The 24th Biennale of Sydney: Ten Thousand Suns by Hilary Thurlow
Hilary Thurlow
Although this year’s Biennale of Sydney, Ten Thousand Suns, promised an antidote to all the world’s cataclysms through joy, celebration, and queer coming-together, they were thrown in our faces instead. The perils of war (UNSW Galleries), time-warped apocalyptic premonitions (MCA), unhealing wounds of colonial power, and forced migration (CCWM), and again colonial oppression (Artspace) go on and on. The promises of lively Carnivale were held static in time, unmoving and fixed to mannequins in AGNSW. Is it regalia rallying against all evils, or is it necessary to camouflage to hide from all evils? The new locale, White Bay Power Station, was marginally more optimistic but still steeped in melancholy.
The Biennale of Sydney’s past few iterations have been a fertile breeding ground for young generations of artists (think Aziz Hazara in NIRIN, 2020). But I can’t tell you who such artists may be in this iteration. I guess there was Wiradjuri artist Joel Sherwood-Spring at UNSW Galleries, whose ACMI commission Diggermode (2023) was minimised from an epic two-channel installation—which I’m sure Okwui Enwezor would have labelled as “biennale scale”—onto tiny screens. Think corner of a collection hang tiny. Or Tiwi Island collective Yangamini’s large presentation (also at UNSW) felt squished and minimised compared to the space given to artists at White Bay. Perhaps this biennale was the reprieve from the spectacle we’ve come to expect.

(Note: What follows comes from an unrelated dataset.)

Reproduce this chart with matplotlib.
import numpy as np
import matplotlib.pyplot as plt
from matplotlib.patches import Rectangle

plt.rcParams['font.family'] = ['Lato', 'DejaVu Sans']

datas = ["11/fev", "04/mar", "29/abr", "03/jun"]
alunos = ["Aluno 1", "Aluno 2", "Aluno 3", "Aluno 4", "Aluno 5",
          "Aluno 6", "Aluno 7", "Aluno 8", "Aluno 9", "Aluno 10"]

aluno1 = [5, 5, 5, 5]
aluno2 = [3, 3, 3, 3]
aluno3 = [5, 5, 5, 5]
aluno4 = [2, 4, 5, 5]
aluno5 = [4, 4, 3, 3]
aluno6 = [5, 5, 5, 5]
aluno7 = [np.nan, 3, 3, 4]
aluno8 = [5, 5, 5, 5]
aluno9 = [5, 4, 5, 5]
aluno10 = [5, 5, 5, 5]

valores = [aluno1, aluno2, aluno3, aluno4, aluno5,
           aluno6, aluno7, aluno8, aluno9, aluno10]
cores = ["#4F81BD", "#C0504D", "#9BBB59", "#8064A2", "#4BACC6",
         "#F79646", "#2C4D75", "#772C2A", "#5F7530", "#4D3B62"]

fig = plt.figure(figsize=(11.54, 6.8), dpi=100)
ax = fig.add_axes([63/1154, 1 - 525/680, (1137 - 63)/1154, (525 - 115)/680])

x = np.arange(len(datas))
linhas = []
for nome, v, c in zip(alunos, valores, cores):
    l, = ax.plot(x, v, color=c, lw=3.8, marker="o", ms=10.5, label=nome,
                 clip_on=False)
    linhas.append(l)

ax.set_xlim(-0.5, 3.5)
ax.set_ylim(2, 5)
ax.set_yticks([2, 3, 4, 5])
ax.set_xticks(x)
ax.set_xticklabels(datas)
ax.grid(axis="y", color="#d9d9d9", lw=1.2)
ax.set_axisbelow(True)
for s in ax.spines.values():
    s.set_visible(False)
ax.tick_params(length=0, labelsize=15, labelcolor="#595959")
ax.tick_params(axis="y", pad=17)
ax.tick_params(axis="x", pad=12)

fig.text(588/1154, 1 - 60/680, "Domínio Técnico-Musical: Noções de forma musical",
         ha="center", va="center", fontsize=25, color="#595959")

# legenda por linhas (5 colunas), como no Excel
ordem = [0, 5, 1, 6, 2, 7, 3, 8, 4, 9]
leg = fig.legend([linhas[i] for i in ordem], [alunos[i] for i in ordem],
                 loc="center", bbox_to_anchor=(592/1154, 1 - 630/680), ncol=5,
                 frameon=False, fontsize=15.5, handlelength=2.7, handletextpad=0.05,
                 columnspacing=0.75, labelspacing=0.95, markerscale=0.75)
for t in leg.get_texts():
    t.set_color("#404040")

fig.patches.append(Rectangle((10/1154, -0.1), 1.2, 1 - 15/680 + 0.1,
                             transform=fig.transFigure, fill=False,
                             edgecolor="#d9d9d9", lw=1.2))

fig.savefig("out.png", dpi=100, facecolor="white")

Alas, there was still spectacle, but it was just not for the artists. Coloured walls demarcated galleries in each institutional space. From memory, only Bonita Ely’s Interior Decoration (2013) at UNSW Galleries was left unscathed, housed in its own white cube. I don’t want to dismiss Brian O’Doherty’s qualms or indulge the white-walled vision born out of modernity, but these weren’t just any coloured walls. They were the coloured walls housed in the pages of Better Homes and Gardens magazines from the mid-2000s: mustards, deep reds, teals, royal purples. Not only were these coloured walls migraine-inducing but they also diminished otherwise strong works. For example, Simon Soon’s intricate wooden carvings looked more like home décor hung against a gold feature wall than weighty practice.
What about White Bay, I hear you say, where certain artworks were so big they erred on genetically modified, their scale necessary to fill the former Power Station’s void. While the venue was itself an architectural spectacle, within it the artworks were poorly paced. This ultimately denied those small moments of discovery we’ve come to expect from mega exhibitions. Think of those artists whose work you first spied in a biennale—unfamiliar upon first glance—but the practice stays with you long after the show ends. The curatorial choice to present a handful of artists’ work at multiple venues abetted this, too, often curtailing artists’ presentations’ political potency and rigour (Doreen Chapman, William Yang et al.).
It would be remiss of me not to note that this Biennale of Sydney was initially touted as the “gay” biennale—a space where shared celebration interlaced with community was supposed to remedy “it all.” With the likes of well-established collectives Dumb Type and VNS Matrix and elders such as William Yang and Juan Dávila, there was a definite queer bent, albeit no celebration or joy. Take Dumb Type’s video S/N (1994), which centred on the lack of media attention in the early decades of HIV/AIDS, for example. Then there is VNS Matrix’s 1990s unkept promise for a cyber-feminist future.
If this Biennale of Sydney is inflected with a queer method of exhibition-making, I fear it has inadvertently fallen into a Lee-Edelman-death-drive-induced polemic. We’re shown that there is no future here. The ten thousand suns have fizzled, and there is no antidote. Instead, we’re filled with a perpetual cruel optimism.
Hilary Thurlow is a PhD Candidate in Art History and Theory at Monash University.